I'm no expert, but I play one in the publishing world. And after months of listening to other experts on TV, on the web and in print discussing the iPhone (10 days and counting), I'm prompted to share my expertise.

In an article in today's Wall Street Journal, the discussion turns to whether the iPhone will work with corporate email systems, and touches on the security issues that readers of SC Magazine have encountered many times within its pages or on scmagazine.com, namely, how can a corporate network maintain its security when a plethora of outside devices — such as PDAs, cell phones, BlackBerrys, laptops and now iPhones — need to link up from the outside to send and retrieve data?

It's a shift for Apple, the article points out, to go after the business market.

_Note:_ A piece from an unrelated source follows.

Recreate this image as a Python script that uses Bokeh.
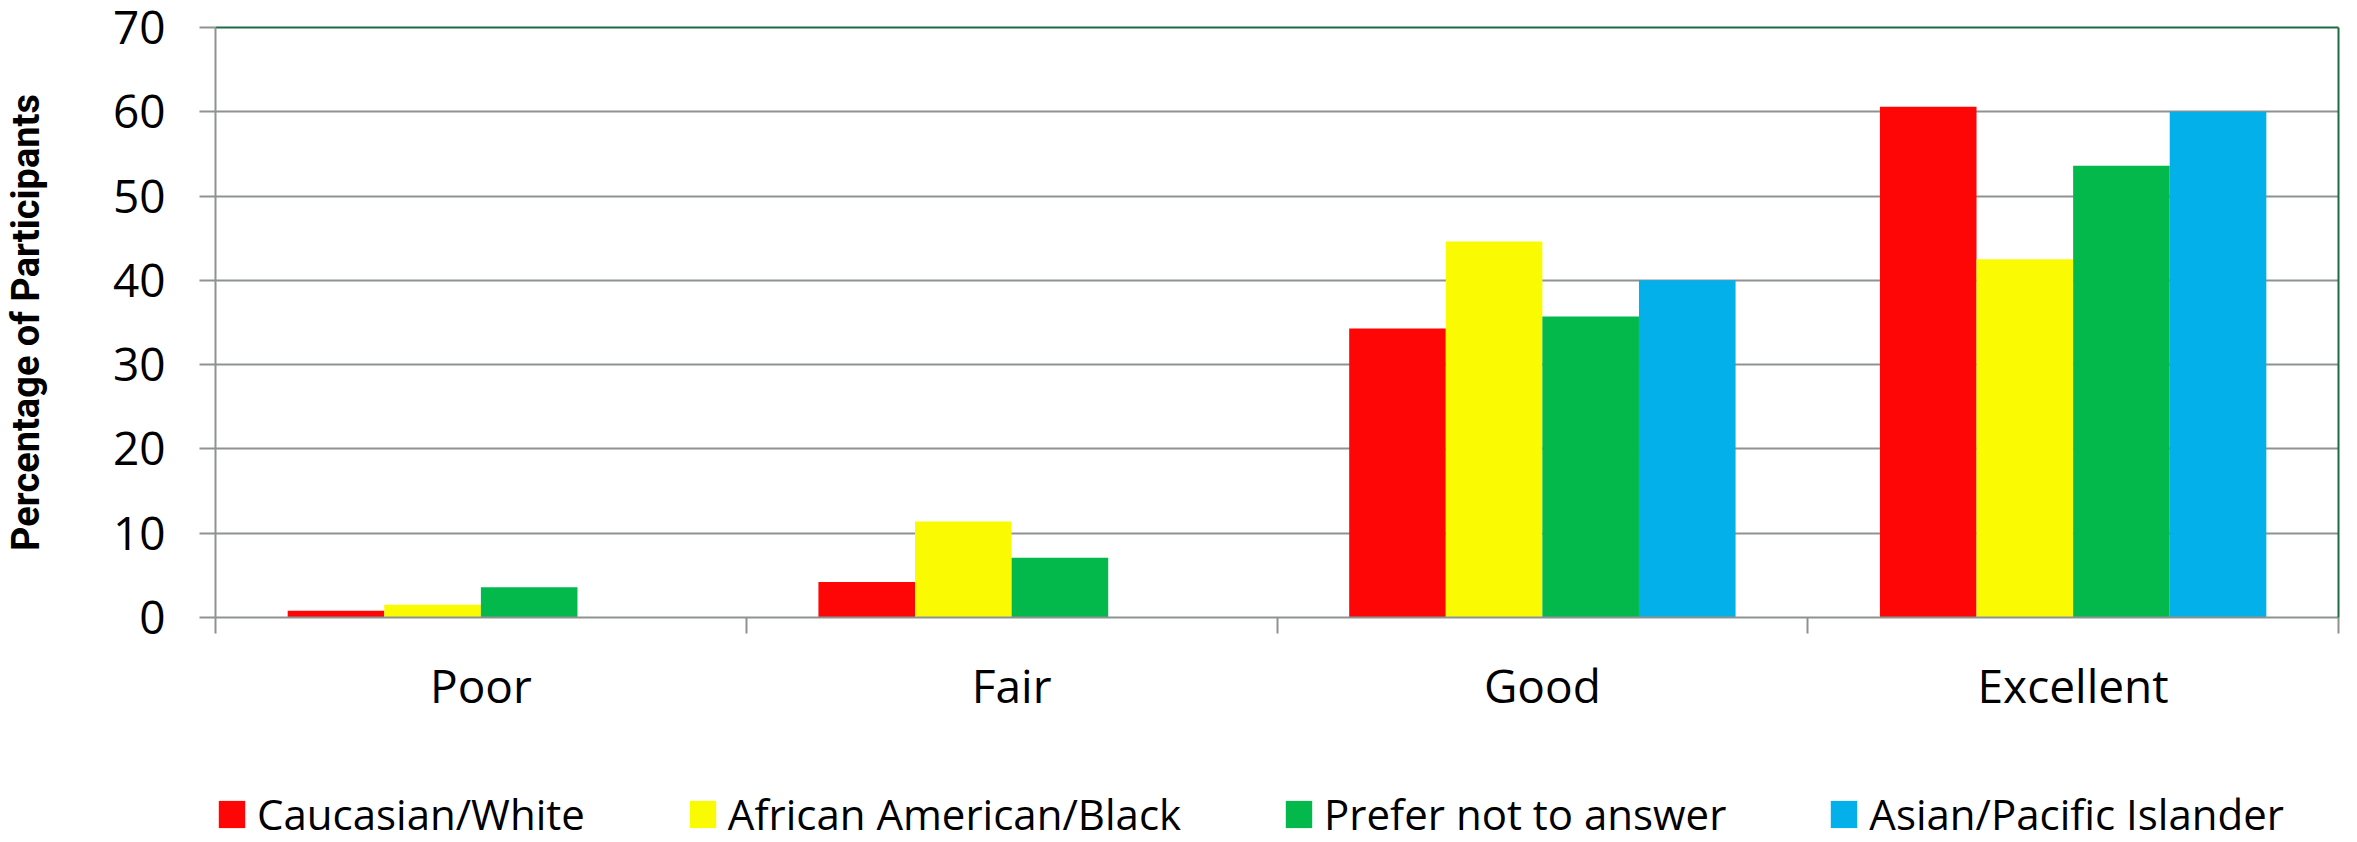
from bokeh.plotting import figure
from bokeh.layouts import column
from bokeh.models import (FactorRange, Range1d, LinearAxis, CategoricalAxis, FixedTicker,
                          ColumnDataSource, Legend, LegendItem)
from bokeh.transform import dodge
from bokeh.embed import file_html
from bokeh.resources import INLINE

# ---- data ----
categories = ["Poor", "Fair", "Good", "Excellent"]
series_names = ["Caucasian/White", "African American/Black",
                "Prefer not to answer", "Asian/Pacific Islander"]
caucasian_white = [0.8, 4.2, 34.3, 60.6]
african_american_black = [1.5, 11.4, 44.6, 42.5]
prefer_not_to_answer = [3.6, 7.1, 35.7, 53.6]
asian_pacific_islander = [0.0, 0.0, 40.0, 60.0]
y_ticks = [0, 10, 20, 30, 40, 50, 60, 70]

# ---- style / layout ----
FILL = ["#FF0606", "#FAFA03", "#03B94B", "#03B0EA"]
GRID = "#8D9391"
FRAME_GREEN = "#1F6B45"
BAR_W = 0.182
OFFSETS = [-1.5 * BAR_W, -0.5 * BAR_W, 0.5 * BAR_W, 1.5 * BAR_W]
COLS = ["s0", "s1", "s2", "s3"]

source = ColumnDataSource(dict(
    cat=categories,
    s0=caucasian_white,
    s1=african_american_black,
    s2=prefer_not_to_answer,
    s3=asian_pacific_islander,
))

y_top = y_ticks[-1]

# ================= main chart =================
p = figure(
    x_range=FactorRange(*categories, range_padding=0),
    y_range=Range1d(y_ticks[0], y_top),
    width=2341, height=718,
    output_backend="svg", toolbar_location=None,
    x_axis_location=None,
    min_border_left=214, min_border_right=3,
    min_border_top=27, min_border_bottom=100,
    background_fill_color="white", border_fill_color="white",
    outline_line_color=None,
)

for i, col in enumerate(COLS):
    p.vbar(x=dodge("cat", OFFSETS[i], range=p.x_range), top=col, bottom=0,
           width=BAR_W, source=source, fill_color=FILL[i], line_color=None)

yax = p.yaxis[0]
yax.ticker = FixedTicker(ticks=y_ticks)
yax.minor_tick_line_color = None
yax.major_tick_out = 16
yax.major_tick_in = 0
yax.major_tick_line_color = GRID
yax.major_tick_line_width = 2
yax.axis_line_color = GRID
yax.axis_line_width = 2
yax.major_label_text_font = "Open Sans"
yax.major_label_text_font_size = "46px"
yax.major_label_text_color = "black"
yax.major_label_standoff = 34
yax.axis_label = "Percentage of Participants"
yax.axis_label_text_font = "Roboto"
yax.axis_label_text_font_style = "bold"
yax.axis_label_text_font_size = "38px"
yax.axis_label_text_color = "black"
yax.axis_label_standoff = 62

p.ygrid.grid_line_color = GRID
p.ygrid.grid_line_width = 2
p.xgrid.visible = False

# boundary ticks between categories (closest to the frame) + category labels
tick_axis = LinearAxis(
    ticker=FixedTicker(ticks=list(range(len(categories) + 1))),
    major_tick_out=16, major_tick_in=0,
    major_tick_line_color=GRID, major_tick_line_width=2,
    minor_tick_line_color=None,
    axis_line_color=GRID, axis_line_width=2,
    major_label_text_font_size="1px", major_label_text_color=None,
    major_label_standoff=0,
)
cat_axis = CategoricalAxis(
    axis_line_color=None, major_tick_line_color=None, minor_tick_line_color=None,
    major_label_text_font="Open Sans", major_label_text_font_size="46px",
    major_label_text_color="black", major_label_standoff=14,
)
p.add_layout(tick_axis, "below")
p.add_layout(cat_axis, "below")

# top / right frame lines
top_axis = LinearAxis(
    ticker=FixedTicker(ticks=[]),
    axis_line_color=FRAME_GREEN, axis_line_width=2,
    major_tick_out=0, major_tick_in=0,
    major_tick_line_color=None, minor_tick_line_color=None,
    major_label_text_font_size="1px", major_label_text_color=None,
    major_label_standoff=0,
)
right_axis = LinearAxis(
    ticker=FixedTicker(ticks=[]),
    axis_line_color=FRAME_GREEN, axis_line_width=2,
    major_tick_out=0, major_tick_in=0,
    major_tick_line_color=None, minor_tick_line_color=None,
    major_label_text_font_size="1px", major_label_text_color=None,
    major_label_standoff=0,
)
p.add_layout(top_axis, "above")
p.add_layout(right_axis, "right")

# ================= legend strip =================
pl = figure(
    x_range=FactorRange(*categories, range_padding=0),
    y_range=Range1d(y_ticks[0], y_top),
    width=2341, height=116,
    output_backend="svg", toolbar_location=None,
    x_axis_location=None, y_axis_location=None,
    min_border=0,
    background_fill_color="white", border_fill_color="white",
    outline_line_color=None,
)
pl.xgrid.visible = False
pl.ygrid.visible = False

legend_renderers = []
for i, col in enumerate(COLS):
    r = pl.vbar(x=dodge("cat", OFFSETS[i], range=pl.x_range), top=col, bottom=0,
                width=BAR_W, source=source, fill_color=FILL[i], line_color=None,
                visible=False)
    legend_renderers.append(r)

legend = Legend(
    items=[LegendItem(label=n, renderers=[r]) for n, r in zip(series_names, legend_renderers)],
    orientation="horizontal",
    location=(0, -8),
    glyph_width=33, glyph_height=34,
    label_text_font="Open Sans", label_text_font_size="42px",
    label_text_color="black",
    label_standoff=9, spacing=101,
    padding=0, margin=0,
    border_line_color=None, background_fill_alpha=0,
    inactive_fill_alpha=0,
)
pl.add_layout(legend)

layout = column(p, pl, spacing=0)
open("out.html", "w").write(file_html(layout, INLINE))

There's little doubt that the appeal of the iPhone has earned it a spot in the mainstream. After the success of the iPod (100 million and counting), a much broader market has opened up to Apple — consumers who have now experienced the "user-friendly" design and transparent engineering of the Apple product. Us Mac computer users have known this for a long time. Now that a broader market is impressed, satisfied and trusting of Apple, they're more available to a new item that promises consolidation and, let's face it, a wow factor, even at a price that is ridiculous compared to its competitors.

And that's where the corporate market comes in. A product that compresses an address book and true web access alongside a phone, camera and, let's not forget, an iPod, while making it intuitive and seamless to operate, well, this fulfills a need.

Will corporate users adopt the device, even with their IT staffs telling them no, we don't want a new system integrating with our network? The point is, I think, or as an expert, decree, that the IT folks are the ones who are going to have to adapt to find the way to keep up with the tide. It's a user's market, and hey, it keeps security folks necessary.